Young Widows Bulletin Board signs off

It is gone. I knew it was coming, and yet … I mourn anew at its passing.

Worse, far worse, early this morning — between the time I began drafting this post and the time I finished it — a friend joined the ranks of the young widowed. She’s a woman of great faith; please offer a prayer (or two or more) in behalf of my friend and her family. My heart hurts for her (and for her children) and I want to — I wish I could — walk her gently to the place of my now-missing lifeline. 

There are other sites available now, and I’m sure they will offer complete camaraderie and sustaining support, too. But they won’t be the same.

___
(By the way, Cynthia and Eileen, thanks again for your kind, well-aimed nudges toward what became a source of strength and encouragement when I so badly needed it.)

People Aren’t Interchangeable (and Neither Are Their Pets)

Loved ones can’t be replaced. So please don’t suggest otherwise.

Loved ones can't be replaced, so don't suggest otherwise.

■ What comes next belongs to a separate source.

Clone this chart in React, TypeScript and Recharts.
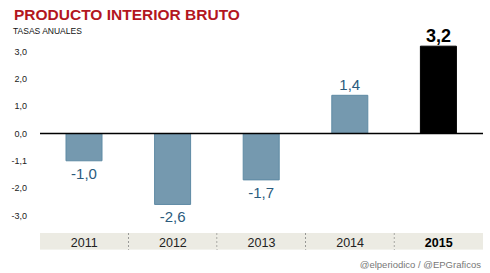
import React from "react";
import { Bar, BarChart, Cell, LabelList, ReferenceLine, XAxis, YAxis } from "recharts";

const years = ["2011", "2012", "2013", "2014", "2015"];
const growth = [-1.0, -2.6, -1.7, 1.4, 3.2];
const valueLabels = ["-1,0", "-2,6", "-1,7", "1,4", "3,2"];
const yTicks = [-3, -2, -1, 0, 1, 2, 3];
const yTickLabels = ["-3,0", "-2,0", "-1,1", "0,0", "1,0", "2,0", "3,0"];

const W = 490;
const H = 273;
const M = { top: 38, right: 7, left: 0, bottom: 20 };
const Y_AXIS_W = 40;
const X_AXIS_H = 24;
const BAND_W = (W - M.left - M.right - Y_AXIS_W) / years.length;

const data = years.map((y, i) => ({ year: y, value: growth[i], label: valueLabels[i] }));

const YearTick = (props: any) => {
    const { x, y, payload, index } = props;
    const last = index === years.length - 1;
    return (
        <g>
            <rect x={x - BAND_W / 2} y={y + 4} width={BAND_W} height={16.6} fill="#ecebe3" />
            {!last && (
                <line
                    x1={x + BAND_W / 2}
                    x2={x + BAND_W / 2}
                    y1={y + 4}
                    y2={y + 20.6}
                    stroke="#555"
                    strokeDasharray="2 2"
                    strokeWidth={1}
                />
            )}
            <text
                x={x}
                y={y + 18}
                textAnchor="middle"
                fontSize={12.5}
                fontWeight={last ? "bold" : "normal"}
                fill={last ? "#000" : "#222"}
            >
                {payload.value}
            </text>
        </g>
    );
};

const ValueLabel = (props: any) => {
    const { x, y, width, height, index } = props;
    const v = growth[index];
    const top = Math.min(y, y + height);
    const bottom = Math.max(y, y + height);
    const last = index === years.length - 1;
    const cx = x + width / 2;
    if (v < 0) {
        return (
            <text x={cx} y={bottom + 18} textAnchor="middle" fontSize={15} fill="#2b5b7d">
                {valueLabels[index]}
            </text>
        );
    }
    return (
        <text
            x={cx}
            y={top - (last ? 4 : 5)}
            textAnchor="middle"
            fontSize={last ? 18 : 15}
            fontWeight={last ? "bold" : "normal"}
            fill={last ? "#000" : "#2b5b7d"}
        >
            {valueLabels[index]}
        </text>
    );
};

export default function App() {
    return (
        <div style={{ position: "absolute", left: 0, top: 0, width: W, height: H, background: "#fff", fontFamily: "'Liberation Sans', Arial, sans-serif" }}>
            <BarChart width={W} height={H} data={data} margin={M} style={{ fontFamily: "'Liberation Sans', Arial, sans-serif" }}>
                <XAxis
                    dataKey="year"
                    axisLine={false}
                    tickLine={false}
                    tickSize={0}
                    tickMargin={0}
                    height={X_AXIS_H}
                    interval={0}
                    tick={<YearTick />}
                />
                <YAxis
                    domain={[-3.5, 3.5]}
                    ticks={yTicks}
                    width={Y_AXIS_W}
                    axisLine={false}
                    tickLine={false}
                    tickSize={0}
                    tickMargin={13}
                    tick={{ fontSize: 9, fill: "#222" }}
                    tickFormatter={(v: number) => yTickLabels[yTicks.indexOf(v)]}
                />
                <Bar dataKey="value" barSize={36} isAnimationActive={false}>
                    {data.map((d, i) => (
                        <Cell
                            key={d.year}
                            fill={i === years.length - 1 ? "#000" : "#7599af"}
                            stroke={i === years.length - 1 ? "#000" : "#5e8aa4"}
                            strokeWidth={1}
                        />
                    ))}
                    <LabelList dataKey="label" content={<ValueLabel />} />
                </Bar>
                <ReferenceLine y={0} stroke="#000" strokeWidth={1.5} />
            </BarChart>
            <svg width={W} height={H} style={{ position: "absolute", left: 0, top: 0, pointerEvents: "none" }}>
                <text x={14} y={19.5} fontSize={15.5} fontWeight="bold" fill="#b3161e">
                    PRODUCTO INTERIOR BRUTO
                </text>
                <text x={13} y={34} fontSize={8.5} fill="#111">
                    TASAS ANUALES
                </text>
                <text x={481} y={268} fontSize={9.5} fill="#777" textAnchor="end">
                    @elperiodico / @EPGraficos
                </text>
            </svg>
        </div>
    );
}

An empty blanket, an empty collar, and an empty ring: Loved ones can’t be replaced, so don’t suggest otherwise.

When people (or pets) expire, mourners can’t scoop up “bargain-priced offspring” from the children’s department; they won’t rush to the store and click a collar around a “brand new best friend” package in the pet aisle; they shouldn’t be driven to the mall for sniffing and squeezing current models in order to select a “ripe new spouse” from the potential mates display window. (At least, for most people it doesn’t work that way…)

Forgive me, please, if it sounds as if I’m making light of the seriousness of death. My intent is to point out the ridiculous assumptions made by well-meaning people who treat the bereaved in this foolish way.

For example, the first variation I heard on “You’re young. You can marry again” was less than 48 hours after my husband’s death. It was an (arguably misguided) attempt to assure me I need not feel lifelong devastation and solitude. But deep as I was in that personal place of raw, recent loss,  life as I knew it had already immersed me in devastation and loneliness.

I could no more have “replaced” my late husband while thus submerged (nor contemplated the idea of it) than I could have inhaled deeply from the bottom of a full swimming pool.

For those who mourn the death of a child, there’s nothing assuring in the agony-increasing comments of those who try to “comfort” them by promises of possible future children. Doing so ignores the life-altering, soul-searing loss of THAT precious, beloved child.

Pet owners face their own grief at the passing of beloved companions. Well-meaning friends might suggest it’s “only a pet” or “you can always get another one,” but the bonds between pet owners and their furry (or feathered or scaly) friends are as unique — and can run as deep as — friendships (and deeper than some kinships) between members of the same species.

More helpful than such “reassurances” of suggested “replacements” are acknowledgements of the loss. Offer comments like:

  • He was such a ____ [kind, thoughtful, funny, interesting…] soul. I’ll miss him, too.
  • I’m so sorry about the death of your ____ [child, parent, friend, sibling…]. I know you’re hurting.
  • Fluffy was a good ____ [cat, dog, hamster, sugar glider…]. She’ll be missed.

In time, grieving parents might have another child; bereaved animal lovers might adopt other pets; mourning widows (or widowers) might date and perhaps even marry again. But they might not. There may be reasons they cannot, reasons that are no one’s business but their own.

In the distant future, even if the mourning parent welcomes another child, even if the grieving owner takes in another pet, even if the bereaved widow(er) finds a second soul mate, each newly loved one finds his or her OWN place within the healing heart once broken by the death of the deceased.

Remember: Beloved souls aren’t interchangeable — even within species. You can’t remove one from a person’s life and simply plop another into the deceased one’s place.